Command '('microk8s-juju.wrapper', 'deploy', 'kubeflow', '--channel', 'stable', '--overlay', '/tmp/tmpu9t_xu6d')' returned non-zero exit status 1 Failed to enable kubeflow`

Attached is the full logs microk8s-19Nov.txt

Any pointers on how to resolve this ?

Thanks

praveen049 commented 4 years ago

@charlesa101 are you able to deploy Kubeflow from the edge channel ?

praveen049 commented 4 years ago

@knkski

Any suggestions on how to troubleshooting this issue ?

charlesa101 commented 4 years ago

@praveen049 yea i was able to get this running from the edge channel

but before then i had clean up my snap directory

sudo snap switch microk8s --channel edge && sudo snap refresh like @knkski said

then microk8s enable storage dns rbac juju kubeflow did it for me

praveen049 commented 4 years ago

@charlesa101 thanks for the info

But these commands are not working for me and it's failing when deploy kubeflow with below error

ERROR cannot deploy bundle: cannot add charm "cs:~kubeflow-charmers/ambassador-47": cannot retrieve charm "cs:~kubeflow-charmers/ambassador-47": cannot get archive: Get https://api.jujucharms.com/charmstore/v5/~kubeflow-charmers/ambassador-47/archive?channel=stable: dial tcp: lookup api.jujucharms.com on 10.152.183.10:53: server misbehaving

Command '('microk8s-juju.wrapper', 'deploy', 'kubeflow', '--channel', 'stable', '--overlay', '/tmp/tmpu9t_xu6d')' returned non-zero exit status 1
Failed to enable kubeflow

I am running behind a proxy and seems to be some issue related to that.

knkski commented 4 years ago

@praveen049: Yeah, that could definitely be a proxy issue. @ktsakalozos, do you know how we should handle that?

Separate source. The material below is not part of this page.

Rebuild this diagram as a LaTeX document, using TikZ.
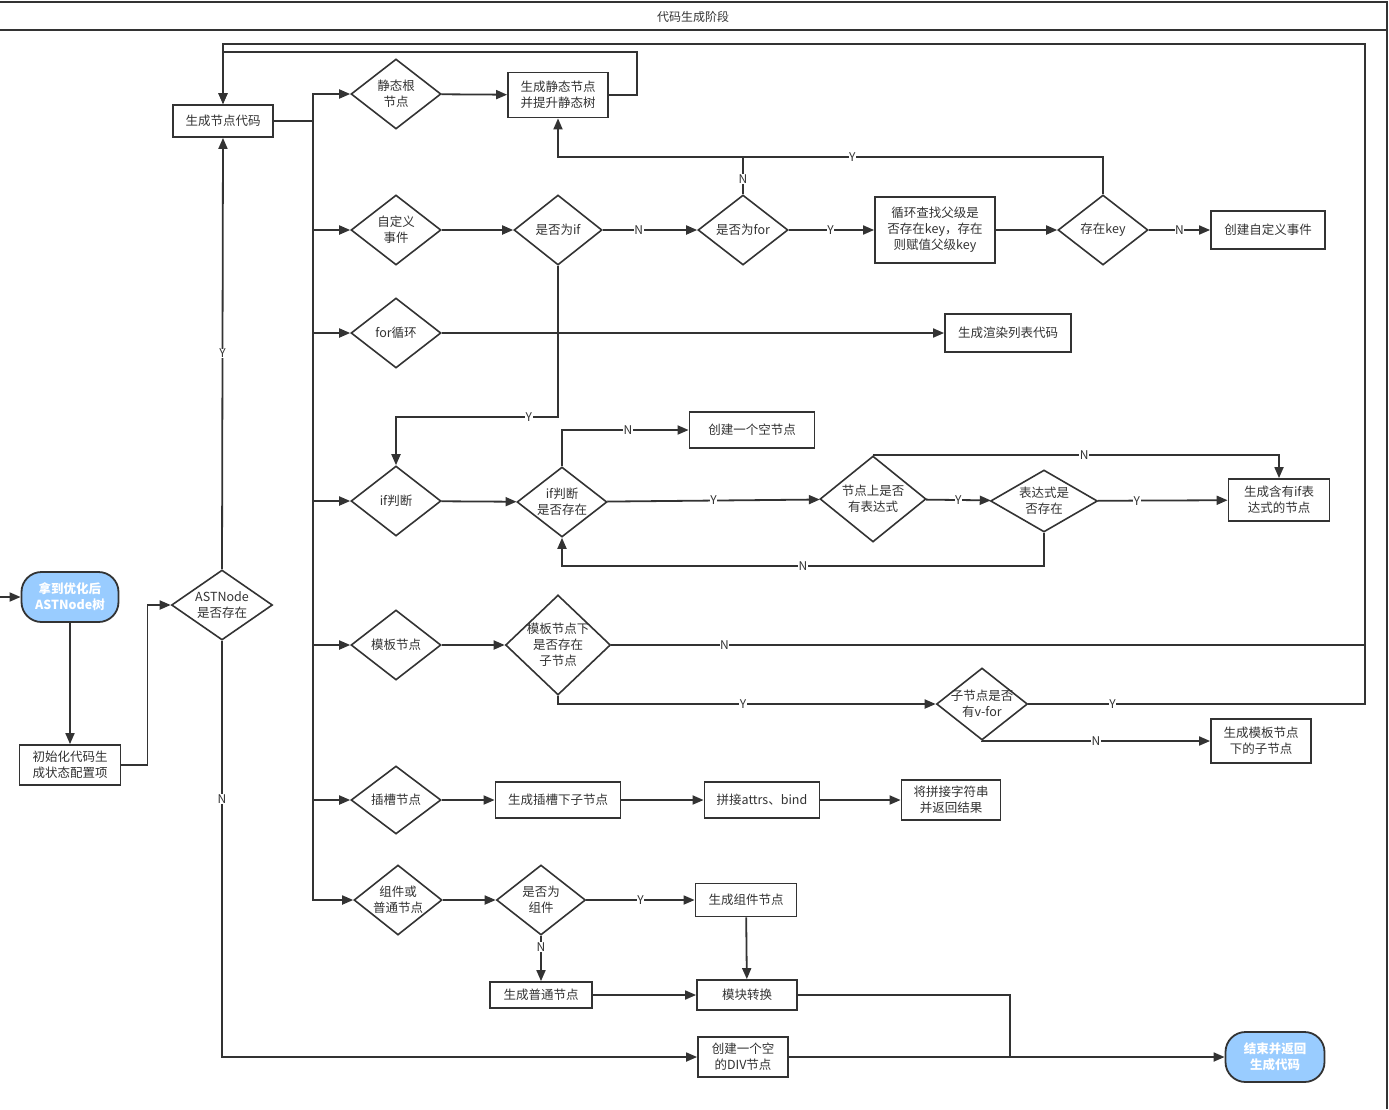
\documentclass[tikz,border=0pt]{standalone}
\usepackage{fontspec}
\setmainfont{Noto Sans CJK SC}
\usepackage{tikz}
\usetikzlibrary{shapes.geometric,arrows.meta,positioning}
\tikzset{every node/.append style={align=center}}
\definecolor{linecolor}{RGB}{51, 51, 51}
\definecolor{termcolor}{RGB}{153, 204, 255}
\tikzset{
    box/.style={draw=linecolor, line width=1.8pt, fill=white, text=linecolor, inner sep=2pt, font=\fontsize{12.5}{16}\selectfont},
    decision/.style={draw=linecolor, diamond, line width=1.6pt, fill=white, text=linecolor, inner sep=0pt, aspect=1.3, minimum width=90, minimum height=70, font=\fontsize{12.5}{16}\selectfont},
    terminal/.style={draw=linecolor, line width=1.8pt, fill=termcolor, rounded corners=20pt, text=white, minimum width=97, minimum height=50, font=\bfseries\fontsize{12.5}{16}\selectfont},
    flow/.style={draw=linecolor, line width=1.8pt, -{Stealth[length=11pt, width=9pt, inset=0pt]}},
    link/.style={draw=linecolor, line width=1.8pt},
    frame/.style={draw=linecolor, line width=2.2pt},
    yn/.style={fill=white, text=linecolor, inner sep=0.5pt, font=\fontsize{12}{13}\selectfont}
}

\begin{document}
\begin{tikzpicture}[x=1pt, y=-1pt]
    \useasboundingbox (0,0) rectangle (1389,1109);

    % Header
    \draw[frame] (0,2) -- (1387,2) -- (1387,1109);
    \draw[frame] (0,30) -- (1387,30);
    \node[text=linecolor, font=\fontsize{12}{14}\selectfont] (title) at (693,17) {代码生成阶段};

    % Start
    \coordinate (entry) at (0,597);
    \node[terminal] (start) at (70,597) {拿到优化后\\ASTNode树};
    \node[box, minimum width=101, minimum height=40] (init) at (70,765) {初始化代码生\\成状态配置项};
    \node[decision, minimum width=101] (ast) at (222,605) {ASTNode\\是否存在};
    \node[box, minimum width=100, minimum height=32] (gen) at (223,121) {生成节点代码};
    \coordinate (trunk) at (313,121);

    % Branches
    \node[decision] (sroot) at (396,94) {静态根\\节点};
    \node[decision] (evt) at (396,230) {自定义\\事件};
    \node[decision] (forl) at (396,333) {for循环};
    \node[decision] (ifj) at (396,501) {if判断};
    \node[decision] (tpl) at (396,645) {模板节点};
    \node[decision, minimum height=68] (slot) at (396,800) {插槽节点};
    \node[decision, minimum width=88] (comp) at (398,900) {组件或\\普通节点};

    % Static root
    \node[box, minimum width=100, minimum height=45] (genst) at (558,95) {生成静态节点\\并提升静态树};

    % Custom event
    \node[decision, minimum width=88] (isif) at (558,230) {是否为if};
    \node[decision] (isfor) at (743,230) {是否为for};
    \node[box, minimum width=120, minimum height=66] (loopkey) at (935,230) {循环查找父级是\\否存在key，存在\\则赋值父级key};
    \node[decision] (haskey) at (1103,230) {存在key};
    \node[box, minimum width=114, minimum height=38] (mkevt) at (1268,230) {创建自定义事件};
    \coordinate (keyT) at (1103,157);
    \coordinate (ifbend) at (558,417);

    % For loop
    \node[box, minimum width=126, minimum height=38] (renderl) at (1008,333) {生成渲染列表代码};

    % If
    \node[decision] (ifex) at (562,502) {if判断\\是否存在};
    \node[box, minimum width=125, minimum height=36] (empty) at (752,430) {创建一个空节点};
    \node[decision, minimum width=106, minimum height=86, aspect=1.25] (hasexp) at (873,499) {节点上是否\\有表达式};
    \node[decision, minimum width=107, minimum height=62, aspect=1.7] (expex) at (1044,501) {表达式是\\否存在};
    \node[box, minimum width=101, minimum height=42] (genif) at (1279,500) {生成含有if表\\达式的节点};
    \coordinate (expB) at (1044,566);

    % Template
    \node[decision, minimum width=105, minimum height=100, aspect=1.05, inner sep=-3pt] (tplq) at (558,645) {模板节点下\\是否存在\\子节点};
    \node[decision, minimum width=91, minimum height=72, inner sep=-4pt] (vfor) at (982,704) {子节点是否\\有v-for};
    \node[box, minimum width=100, minimum height=44] (subnode) at (1261,741) {生成模板节点\\下的子节点};
    \coordinate (loopR) at (1365,44);
    \coordinate (loopS) at (637,52);

    % Slot
    \node[box, minimum width=125, minimum height=36] (genslot) at (558,800) {生成插槽下子节点};
    \node[box, minimum width=115, minimum height=36] (concat) at (762,800) {拼接attrs、bind};
    \node[box, minimum width=99, minimum height=40] (joinres) at (951,800) {将拼接字符串\\并返回结果};

    % Component
    \node[decision, minimum width=89] (iscomp) at (541,900) {是否为\\组件};
    \node[box, minimum width=101, minimum height=33] (gencomp) at (746,900) {生成组件节点};
    \node[box, minimum width=102, minimum height=26] (gennorm) at (541,995) {生成普通节点};
    \node[box, minimum width=100, minimum height=30] (modconv) at (747,995) {模块转换};

    % End
    \node[box, minimum width=90, minimum height=40] (div) at (743,1057) {创建一个空\\的DIV节点};
    \node[terminal, minimum width=99] (finish) at (1275,1057) {结束并返回\\生成代码};
    \coordinate (merge) at (1010,1057);

    % Connectors
    \draw[flow] (entry) -- (start.west);
    \draw[flow] (start.south) -- (init.north);
    \draw[flow] (init.east) -- ++(26,0) |- (ast.west);
    \draw[flow] (ast.north) -- node[yn]{Y} (gen.south);
    \draw[flow] (ast.south) |- node[yn, pos=0.19]{N} (div.west);
    \draw[link] (gen.east) -- (trunk);
    \draw[flow] (trunk) |- (sroot.west);
    \draw[flow] (trunk) |- (evt.west);
    \draw[flow] (trunk) |- (forl.west);
    \draw[flow] (trunk) |- (ifj.west);
    \draw[flow] (trunk) |- (tpl.west);
    \draw[flow] (trunk) |- (slot.west);
    \draw[flow] (trunk) |- (comp.west);

    \draw[flow] (sroot) -- (genst);
    \draw[flow] (genst.east) -| (loopS) -| (gen.north);

    \draw[flow] (evt) -- (isif);
    \draw[flow] (isif) -- node[yn, pos=0.38]{N} (isfor);
    \draw[flow] (isfor) -- node[yn, pos=0.49]{Y} (loopkey);
    \draw[flow] (loopkey) -- (haskey);
    \draw[flow] (haskey) -- node[yn, pos=0.5]{N} (mkevt);
    \draw[flow] (haskey.north) -- (keyT) -| node[yn, pos=0.23]{Y} (genst.south);
    \draw[link] (isfor.north) -- node[yn, pos=0.4]{N} (isfor.north |- keyT);
    \draw[flow] (isif.south) -- (ifbend) -| node[yn, pos=0.09]{Y} (ifj.north);

    \draw[flow] (forl) -- (renderl);

    \draw[flow] (ifj) -- (ifex);
    \draw[flow] (ifex.north) |- node[yn, pos=0.76]{N} (empty.west);
    \draw[flow] (ifex) -- node[yn]{Y} (hasexp);
    \draw[flow] (hasexp.north) -| node[yn, pos=0.26]{N} (genif.north);
    \draw[flow] (hasexp) -- node[yn]{Y} (expex);
    \draw[flow] (expex) -- node[yn, pos=0.3]{Y} (genif);
    \draw[flow] (expex.south) -- (expB) -| node[yn, pos=0.25]{N} (ifex.south);

    \draw[flow] (tpl) -- (tplq);
    \draw[link] (tplq.east) -- node[yn, pos=0.15]{N} (tplq.east -| loopR);
    \draw[flow] (tplq.south) |- node[yn, pos=0.745]{Y} (vfor.west);
    \draw[flow] (vfor.east) -- node[yn, pos=0.25]{Y} (vfor.east -| loopR) -- (loopR) -| (gen.north);
    \draw[flow] (vfor.south) |- node[yn, pos=0.75]{N} (subnode.west);

    \draw[flow] (slot) -- (genslot);
    \draw[flow] (genslot) -- (concat);
    \draw[flow] (concat) -- (joinres);

    \draw[flow] (comp) -- (iscomp);
    \draw[flow] (iscomp) -- node[yn]{Y} (gencomp);
    \draw[flow] (iscomp) -- node[yn, pos=0.25]{N} (gennorm);
    \draw[flow] (gencomp) -- (modconv);
    \draw[flow] (gennorm) -- (modconv);
    \draw[link] (modconv.east) -| (merge);
    \draw[flow] (div) -- (finish);
\end{tikzpicture}
\end{document}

knkski commented 4 years ago

@praveen049: Can you post the output from KUBEFLOW_DEBUG=true microk8s.enable kubeflow? That should output some more useful information

praveen049 commented 4 years ago

@knkski

Attaching the debug output microk8s-debug-27Nov.txt

ktsakalozos commented 4 years ago

@wallyworld, how would we put the pods subnet in no-proxy? Looking at https://discourse.jujucharms.com/t/configuring-models/1151 no-proxy does not take a CIDR notation so it can not fit a /16 network. What about juju-no-proxy? Could we use that one?

praveen049 commented 4 years ago

@ktsakalozos @wallyworld @knkski

Hi, Any suggestions on how to address this proxy issue ?

Thanks

wallyworld commented 4 years ago

I think juju-no-proxy may work, but in practice it can be hit and miss depending on the environment in which stuff is running.

msnidal commented 4 years ago

Just wanted to add in case anybody got here from Google that in my case, the problem was that I had a folder kubeflow in my home directory from a previous installation (now on 1.17/stable) and the juju command was therefore ambiguous between cs:kubeflow and my local folder. I found this by setting KUBEFLOW_DEBUG=true and saw this message:

/build/juju/parts/juju/go/src/github.com/juju/juju/cmd/juju/application/deploy.go:1340: The charm or bundle "kubeflow" is ambiguous.

Therefore, I just change to a different directory to run and that fixed it, Kubeflow then deployed perfectly.